Age-related changes in word retrieval: role of bilateral frontal and subcortical networks.

Neurobiol Aging

Department of Veterans Affairs Rehabilitation Research and Development, Brain Rehabilitation Research Center at the Malcom Randall, VA Medical Center, Gainesville, FL 32610, USA.

Published: March 2008

Healthy older adults frequently report word-finding difficulties, yet the underlying cause of these problems is not well understood. This study examined whether age-related changes in word retrieval are related to changes in areas of the frontal lobes thought to subserve word retrieval or changes in areas of the inferior temporal lobes thought to be involved in semantic knowledge.

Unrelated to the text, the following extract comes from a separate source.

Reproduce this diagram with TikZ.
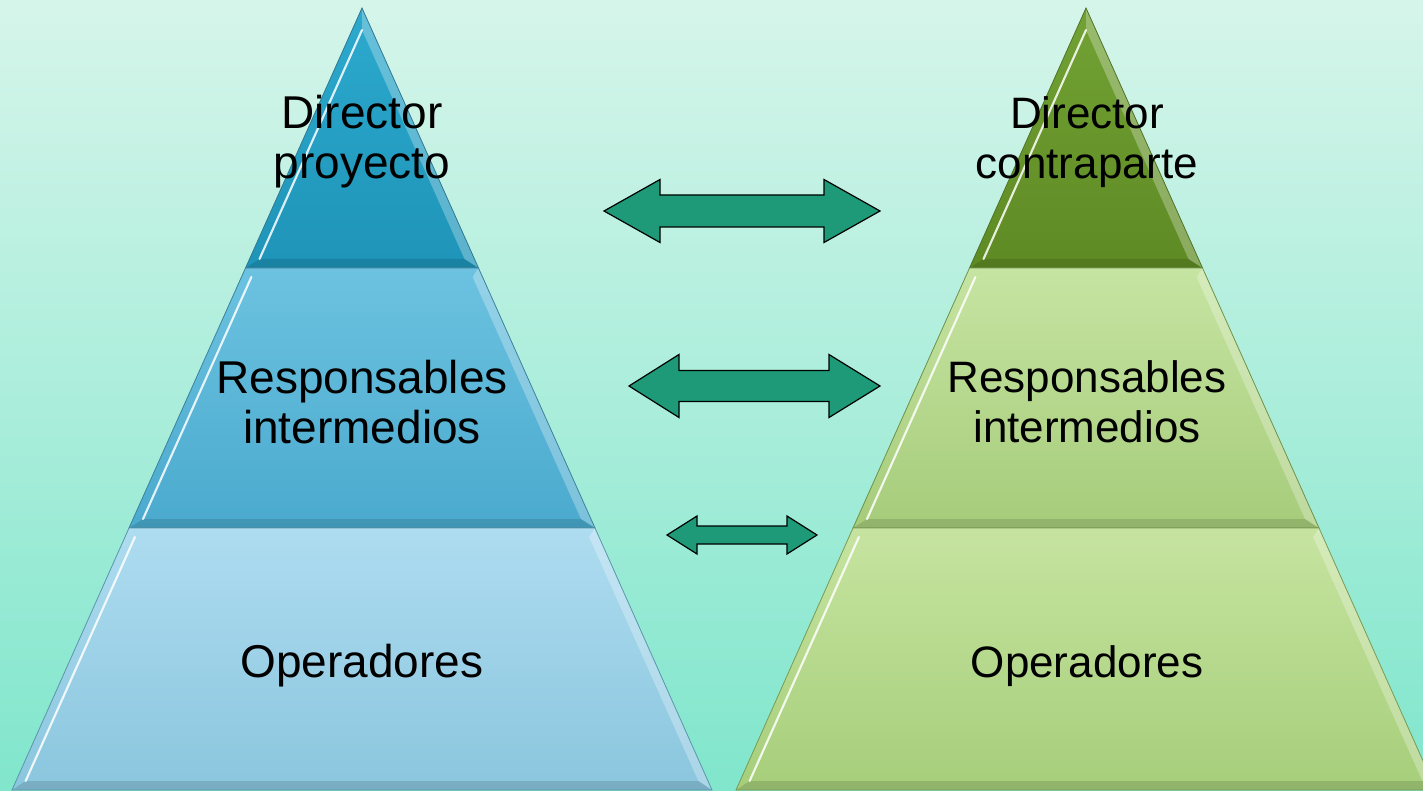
\documentclass[tikz,border=0pt]{standalone}
\usepackage{fontspec}
\setmainfont{Liberation Sans}
\begin{document}
\begin{tikzpicture}[x=0.75pt,y=0.75pt,yscale=-1,xscale=1,
  edge/.style={line width=0.6pt},
  shine/.style={draw=white,draw opacity=0.85,line width=1.6pt,line cap=round},
  lightband/.style={fill=white,fill opacity=0.28},
  darkband/.style={fill=black,fill opacity=0.12},
  blockarrow/.style={fill={rgb, 255:red, 30; green, 154; blue, 120},draw=black,line width=0.9pt,line join=miter},
  label/.style={inner sep=0.75pt,align=center,font=\fontsize{34.5}{37.5}\selectfont},
  labelR/.style={label,font=\fontsize{33}{37.5}\selectfont}]
\useasboundingbox (0,0) rectangle (1423,791);
%Background
\shade [top color={rgb, 255:red, 214; green, 245; blue, 234}, bottom color={rgb, 255:red, 128; green, 230; blue, 204}] (0,0) rectangle (1423,791);

%Shape: Pyramid left, top tier
\shade [top color={rgb, 255:red, 44; green, 170; blue, 206}, bottom color={rgb, 255:red, 30; green, 148; blue, 184}] (362,8) -- (478.5,268) -- (245.5,268) -- cycle ;
\fill [lightband] (362,8) -- (478.5,268) -- (464.5,259) -- (362,30) -- cycle ;
\fill [darkband] (245.5,268) -- (478.5,268) -- (464.5,259) -- (259.5,259) -- cycle ;
\draw [shine] (362,30) -- (259.5,259) ;
\draw [edge, draw={rgb, 255:red, 50; green, 120; blue, 145}] (362,8) -- (478.5,268) -- (245.5,268) -- cycle ;
%Shape: Pyramid left, middle tier
\shade [top color={rgb, 255:red, 108; green, 194; blue, 224}, bottom color={rgb, 255:red, 74; green, 170; blue, 206}] (245.5,268) -- (478.5,268) -- (595,528) -- (129,528) -- cycle ;
\fill [lightband] (478.5,268) -- (595,528) -- (581,519) -- (472.6,277) -- cycle ;
\fill [darkband] (129,528) -- (595,528) -- (581,519) -- (143,519) -- cycle ;
\draw [shine] (251.4,277) -- (143,519) ;
\draw [edge, draw={rgb, 255:red, 60; green, 130; blue, 155}] (245.5,268) -- (478.5,268) -- (595,528) -- (129,528) -- cycle ;
%Shape: Pyramid left, bottom tier
\shade [top color={rgb, 255:red, 174; green, 220; blue, 240}, bottom color={rgb, 255:red, 138; green, 198; blue, 222}] (129,528) -- (595,528) -- (712,790) -- (12,790) -- cycle ;
\fill [lightband] (595,528) -- (712,790) -- (698.4,781) -- (589.1,537) -- cycle ;
\fill [darkband] (12,790) -- (712,790) -- (698.4,781) -- (25.6,781) -- cycle ;
\draw [shine] (134.9,537) -- (25.6,781) ;
\draw [edge, draw={rgb, 255:red, 90; green, 150; blue, 170}] (129,528) -- (595,528) -- (712,790) -- (12,790) -- cycle ;

\begin{scope}[shift={(724,0)}]
%Shape: Pyramid right, top tier
\shade [top color={rgb, 255:red, 114; green, 162; blue, 52}, bottom color={rgb, 255:red, 94; green, 138; blue, 36}] (362,8) -- (478.5,268) -- (245.5,268) -- cycle ;
\fill [lightband] (362,8) -- (478.5,268) -- (464.5,259) -- (362,30) -- cycle ;
\fill [darkband] (245.5,268) -- (478.5,268) -- (464.5,259) -- (259.5,259) -- cycle ;
\draw [shine] (362,30) -- (259.5,259) ;
\draw [edge, draw={rgb, 255:red, 80; green, 115; blue, 40}] (362,8) -- (478.5,268) -- (245.5,268) -- cycle ;
%Shape: Pyramid right, middle tier
\shade [top color={rgb, 255:red, 198; green, 228; blue, 162}, bottom color={rgb, 255:red, 166; green, 204; blue, 122}] (245.5,268) -- (478.5,268) -- (595,528) -- (129,528) -- cycle ;
\fill [lightband] (478.5,268) -- (595,528) -- (581,519) -- (472.6,277) -- cycle ;
\fill [darkband] (129,528) -- (595,528) -- (581,519) -- (143,519) -- cycle ;
\draw [shine] (251.4,277) -- (143,519) ;
\draw [edge, draw={rgb, 255:red, 110; green, 145; blue, 75}] (245.5,268) -- (478.5,268) -- (595,528) -- (129,528) -- cycle ;
%Shape: Pyramid right, bottom tier
\shade [top color={rgb, 255:red, 198; green, 228; blue, 160}, bottom color={rgb, 255:red, 166; green, 206; blue, 122}] (129,528) -- (595,528) -- (712,790) -- (12,790) -- cycle ;
\fill [lightband] (595,528) -- (712,790) -- (698.4,781) -- (589.1,537) -- cycle ;
\fill [darkband] (12,790) -- (712,790) -- (698.4,781) -- (25.6,781) -- cycle ;
\draw [shine] (134.9,537) -- (25.6,781) ;
\draw [edge, draw={rgb, 255:red, 120; green, 155; blue, 85}] (129,528) -- (595,528) -- (712,790) -- (12,790) -- cycle ;
\end{scope}

%Shape: Double arrow, top
\draw [blockarrow] (604,211) -- (660,179.5) -- (660,195) -- (824,195) -- (824,179.5) -- (880,211) -- (824,242.5) -- (824,227) -- (660,227) -- (660,242.5) -- cycle ;
%Shape: Double arrow, middle
\draw [blockarrow] (629,386) -- (679,354.5) -- (679,370.5) -- (829,370.5) -- (829,354.5) -- (880,386) -- (829,417.5) -- (829,401.5) -- (679,401.5) -- (679,417.5) -- cycle ;
%Shape: Double arrow, bottom
\draw [blockarrow] (667,535) -- (697,516) -- (697,526) -- (787,526) -- (787,516) -- (817,535) -- (787,554) -- (787,544) -- (697,544) -- (697,554) -- cycle ;

% Text Node
\draw (362,142) node (dirL) [label] {Director\\proyecto};
% Text Node
\draw (362,402) node (respL) [label] {Responsables\\intermedios};
% Text Node
\draw (362,666) node (opL) [label] {Operadores};
% Text Node
\draw (1087,142) node (dirR) [labelR] {Director\\contraparte};
% Text Node
\draw (1087,402) node (respR) [labelR] {Responsables\\intermedios};
% Text Node
\draw (1087,666) node (opR) [labelR] {Operadores};

\end{tikzpicture}
\end{document}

Twenty younger and 20 older healthy adults named aloud photographs during event-related fMRI. Results showed that in the face of equivalent naming accuracy, older adults activated a larger frontal network than younger adults during word retrieval, but there were no activity differences between groups in the fusiform gyrus, suggesting that the substrates for word retrieval but not for semantic knowledge change with aging. Additionally, correlations between BOLD response and naming accuracy and response latency were found in several frontal and subcortical regions in older adults. Findings are discussed in the context of possible compensatory mechanisms invoked to maintain performance in healthy aging, and suggest that increased involvement of the right hemisphere is not universally beneficial to performance.